Operating signals to track

  • Adoption: number of carriers/MGAs in pilots, paid seats, and expansion within accounts.
  • Productivity: measurable underwriter time saved per account and straight-through processing rates.
  • Pricing outcomes: quote-to-bind conversion at target rate; price realization versus plan.
  • Loss performance: early indicators on large-loss frequency/severity from improved risk selection.
  • Revenue mix: ARR growth in underwriting and property analytics; attach rates across the Verisk suite.
  • Margins: segment operating margin lift versus added cloud and data acquisition costs.

Key risks to the bullish case

  • Regulatory shifts in AI governance and model transparency that slow deployments or add cost.
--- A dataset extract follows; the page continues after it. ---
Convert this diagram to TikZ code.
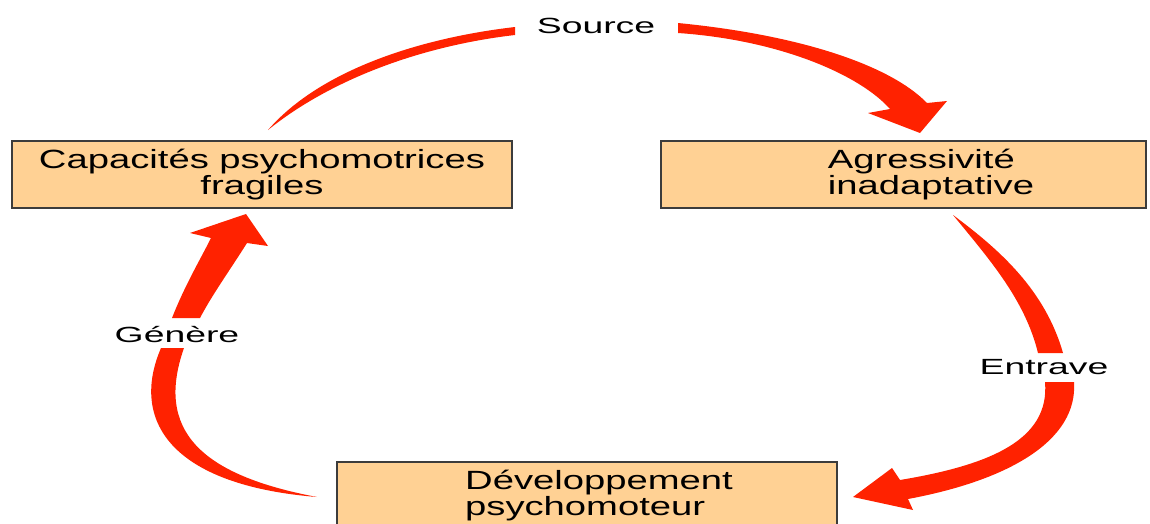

See the NAIC's recent guidance for context: NAIC AI model bulletin.
  • Budget pressure if severe weather losses or reinsurance costs spike, delaying new tooling adoption.
  • Competitive responses from core platforms and data providers that compress pricing power.
  • Integration friction with legacy policy/quote systems that limits realized ROI.
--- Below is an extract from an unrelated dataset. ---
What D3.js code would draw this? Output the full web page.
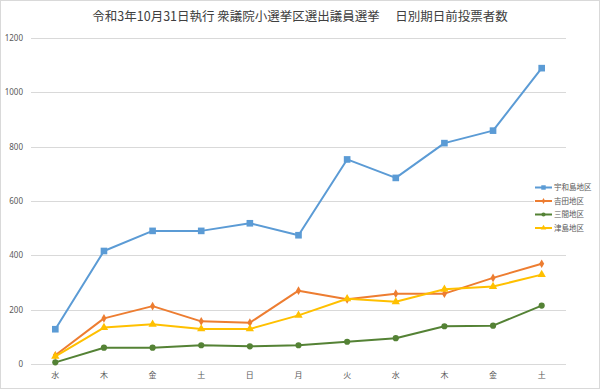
<!DOCTYPE html>
<html>
<head>
<meta charset="utf-8">
<script src="https://cdn.jsdelivr.net/npm/d3@7"></script>
<style>
  body { margin: 0; background: #fff; }
  text { font-family: "Noto Sans CJK JP", "Noto Sans", sans-serif; }
</style>
</head>
<body>
<div id="chart"></div>
<script>
// data
const days = ["水", "木", "金", "土", "日", "月", "火", "水", "木", "金", "土"]
const uwajima = [128, 416, 490, 490, 518, 474, 753, 685, 813, 859, 1089]
const yoshida = [32, 168, 213, 157, 152, 270, 238, 259, 259, 317, 369]
const mima = [6, 60, 60, 69, 65, 69, 82, 95, 139, 141, 215]
const tsushima = [28, 134, 146, 129, 129, 179, 240, 229, 275, 285, 329]
const yTicks = [0, 200, 400, 600, 800, 1000, 1200]
const title = "令和3年10月31日執行 衆議院小選挙区選出議員選挙　 日別期日前投票者数"

const series = [
    { name: "宇和島地区", values: uwajima, color: "#5B9BD5", marker: d3.symbolSquare, size: 44 },
    { name: "吉田地区", values: yoshida, color: "#ED7D31", marker: d3.symbolDiamond, size: 22 },
    { name: "三間地区", values: mima, color: "#548235", marker: d3.symbolCircle, size: 30 },
    { name: "津島地区", values: tsushima, color: "#FFC000", marker: d3.symbolTriangle, size: 30 }
]

// ----------------------------------------------------------

var W = 600, H = 390
var plot = { left: 31, right: 566, top: 38, bottom: 364 }

var svg = d3.select("#chart")
    .append("svg")
    .attr("width", W)
    .attr("height", H)

// outer border
svg.append("rect")
    .attr("x", 0.5).attr("y", 0.5)
    .attr("width", W - 1).attr("height", H - 2)
    .attr("fill", "#fff")
    .attr("stroke", "#D9D9D9")

svg.append("text")
    .attr("x", 300)
    .attr("y", 21)
    .attr("text-anchor", "middle")
    .attr("font-size", 12.5)
    .attr("fill", "#404040")
    .style("white-space", "pre")
    .text(title)

var x = d3.scaleBand().domain(d3.range(days.length)).range([plot.left, plot.right])
var y = d3.scaleLinear().domain([0, 1200]).range([plot.bottom, plot.top])

// gridlines
svg.append("g").selectAll("line").data(yTicks).enter()
    .append("line")
    .attr("x1", plot.left).attr("x2", plot.right)
    .attr("y1", d => Math.round(y(d)) + 0.5)
    .attr("y2", d => Math.round(y(d)) + 0.5)
    .attr("stroke", "#D9D9D9")
    .attr("stroke-width", 1)

// y axis labels
var yAxis = d3.axisLeft(y).tickValues(yTicks).tickFormat(d3.format("d")).tickSize(0).tickPadding(8)
var yAxisGroup = svg.append("g")
    .attr("transform", "translate(" + plot.left + ",0)")
    .call(yAxis)
yAxisGroup.select(".domain").remove()
yAxisGroup.selectAll("text")
    .attr("font-size", 8)
    .attr("fill", "#595959")
    .style("font-family", "'Noto Sans', sans-serif")

// x axis labels
var xAxis = d3.axisBottom(x).tickFormat(i => days[i]).tickSize(0).tickPadding(8)
var xAxisGroup = svg.append("g")
    .attr("transform", "translate(0," + plot.bottom + ")")
    .call(xAxis)
xAxisGroup.select(".domain").remove()
xAxisGroup.selectAll("text")
    .attr("font-size", 8)
    .attr("fill", "#595959")

var cx = i => x(i) + x.bandwidth() / 2

var line = d3.line()
    .x((d, i) => cx(i))
    .y(d => y(d))

var elementGroup = svg.append("g")

series.forEach(s => {
    elementGroup.append("path")
        .datum(s.values)
        .attr("fill", "none")
        .attr("stroke", s.color)
        .attr("stroke-width", 2)
        .attr("stroke-linejoin", "round")
        .attr("d", line)

    elementGroup.selectAll(null)
        .data(s.values)
        .enter()
        .append("path")
        .attr("d", d3.symbol().type(s.marker).size(s.size))
        .attr("transform", (d, i) => "translate(" + cx(i) + "," + y(d) + ")")
        .attr("fill", s.color)
})

// legend
var legend = svg.append("g")
    .selectAll("g").data(series).enter()
    .append("g")
    .attr("transform", (d, i) => "translate(535," + (187.5 + i * 13.5) + ")")

legend.append("rect")
    .attr("x", -1).attr("y", -3)
    .attr("width", 20).attr("height", 6)
    .attr("fill", "#fff")

legend.append("line")
    .attr("x1", 0).attr("x2", 17)
    .attr("stroke", d => d.color)
    .attr("stroke-width", 2)

legend.append("path")
    .attr("d", d => d3.symbol().type(d.marker).size(d.size * 0.45)())
    .attr("transform", "translate(8.5,0)")
    .attr("fill", d => d.color)

legend.append("text")
    .attr("x", 19)
    .attr("y", 0)
    .attr("dy", "0.35em")
    .attr("font-size", 7.5)
    .attr("fill", "#595959")
    .text(d => d.name)
</script>
</body>
</html>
Practical checklist for underwriting leaders

  • Data lineage and auditability: verify sources, timestamps, and explainability at the field level.
  • Controls: human-in-the-loop thresholds, approval workflows, and model version governance.
  • Compliance: privacy, consent, and third-party data use; SOC 2/ISO attestations.
  • Integration: APIs, prebuilt connectors to policy admin/CRM, and time-to-value targets.
  • Economics: total cost of ownership versus quantified gains in throughput and loss ratio.
  • Change management: underwriter training, prompts/playbooks, and feedback loops to improve outputs.

What investors can monitor without guesswork

  • Disclosure cadence on AI assistant KPIs in earnings and filings (adoption, ARR, margins).
  • Net revenue retention and cross-sell into commercial property lines.
  • R&D and cloud spend trends versus gross margin trajectory.
  • Valuation versus growth: can revenue and FCF growth sustain current multiples?

Company filings are a good starting point for these metrics: SEC EDGAR: VRSK.

Bottom line

The AI underwriting assistant is strategically meaningful for carriers that need speed and consistency in commercial property. Whether that translates into multiple expansion or a re-rating depends on adoption, measurable underwriting impact, and proof that go-to-market expansion lifts growth without eroding margins.

This article is for general information and is not financial advice. Do your own research and consider professional guidance before making investment decisions.